> [SET PROBLEM]: Give the number of lines that hold the string "this". Nothing else is needed.

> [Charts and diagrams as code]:
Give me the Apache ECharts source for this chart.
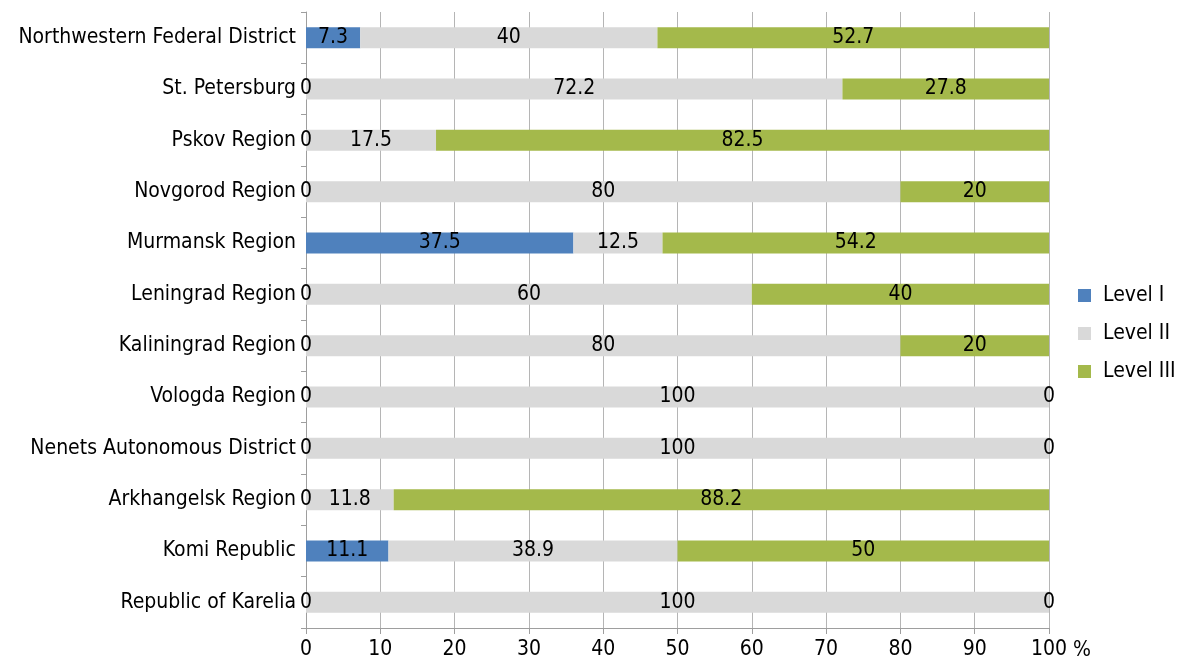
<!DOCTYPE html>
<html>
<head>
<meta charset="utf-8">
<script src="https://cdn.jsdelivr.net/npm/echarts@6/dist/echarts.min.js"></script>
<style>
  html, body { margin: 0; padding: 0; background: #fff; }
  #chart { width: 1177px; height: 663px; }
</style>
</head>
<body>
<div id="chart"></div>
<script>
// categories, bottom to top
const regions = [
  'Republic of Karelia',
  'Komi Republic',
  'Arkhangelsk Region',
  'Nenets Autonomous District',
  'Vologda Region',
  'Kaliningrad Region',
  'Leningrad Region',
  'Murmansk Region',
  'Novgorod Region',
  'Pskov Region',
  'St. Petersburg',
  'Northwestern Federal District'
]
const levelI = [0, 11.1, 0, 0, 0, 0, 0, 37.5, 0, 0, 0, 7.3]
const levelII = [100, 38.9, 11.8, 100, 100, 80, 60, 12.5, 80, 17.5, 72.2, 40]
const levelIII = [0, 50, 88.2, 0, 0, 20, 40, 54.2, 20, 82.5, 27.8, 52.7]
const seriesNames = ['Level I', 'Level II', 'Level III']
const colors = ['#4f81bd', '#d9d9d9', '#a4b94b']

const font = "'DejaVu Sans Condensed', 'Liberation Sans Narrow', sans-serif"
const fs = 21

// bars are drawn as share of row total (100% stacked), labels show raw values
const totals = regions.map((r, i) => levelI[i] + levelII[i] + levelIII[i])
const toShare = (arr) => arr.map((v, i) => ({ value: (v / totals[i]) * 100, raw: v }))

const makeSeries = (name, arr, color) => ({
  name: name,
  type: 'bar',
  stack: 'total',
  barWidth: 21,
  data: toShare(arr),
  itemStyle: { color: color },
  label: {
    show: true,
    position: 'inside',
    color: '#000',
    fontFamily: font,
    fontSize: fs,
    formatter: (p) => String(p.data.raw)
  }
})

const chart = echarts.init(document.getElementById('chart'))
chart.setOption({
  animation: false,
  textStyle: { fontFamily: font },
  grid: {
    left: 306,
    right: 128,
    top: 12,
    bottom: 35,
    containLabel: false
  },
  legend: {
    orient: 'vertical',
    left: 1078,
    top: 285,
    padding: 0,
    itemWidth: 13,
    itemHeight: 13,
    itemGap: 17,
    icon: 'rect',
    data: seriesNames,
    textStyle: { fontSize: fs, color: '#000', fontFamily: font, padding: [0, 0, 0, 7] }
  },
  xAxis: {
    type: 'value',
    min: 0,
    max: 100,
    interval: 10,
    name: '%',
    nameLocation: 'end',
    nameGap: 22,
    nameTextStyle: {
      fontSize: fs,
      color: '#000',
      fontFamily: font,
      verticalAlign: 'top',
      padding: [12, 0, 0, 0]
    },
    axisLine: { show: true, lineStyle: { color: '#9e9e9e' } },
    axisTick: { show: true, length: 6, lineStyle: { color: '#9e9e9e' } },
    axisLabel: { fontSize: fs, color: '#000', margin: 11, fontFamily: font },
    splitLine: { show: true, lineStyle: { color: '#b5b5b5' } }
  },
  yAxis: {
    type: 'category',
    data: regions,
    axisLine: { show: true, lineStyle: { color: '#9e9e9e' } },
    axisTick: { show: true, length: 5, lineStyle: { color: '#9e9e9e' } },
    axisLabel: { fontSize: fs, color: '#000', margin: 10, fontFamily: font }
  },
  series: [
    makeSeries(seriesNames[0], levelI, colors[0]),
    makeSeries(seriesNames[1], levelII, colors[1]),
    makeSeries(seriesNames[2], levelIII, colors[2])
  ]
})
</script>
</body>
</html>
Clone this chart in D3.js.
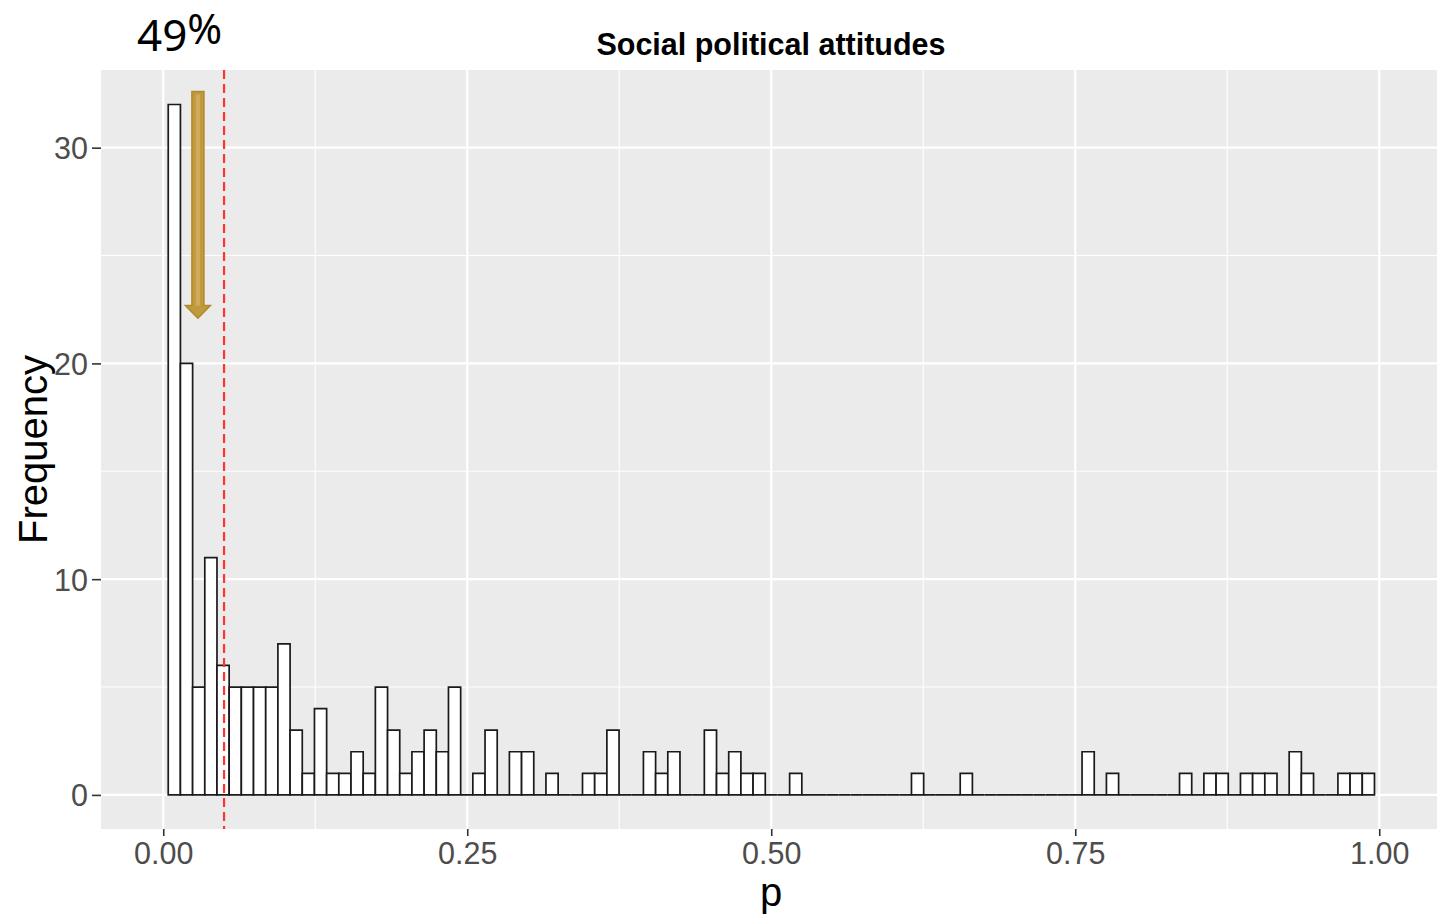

> [IN RESPONSE]: 2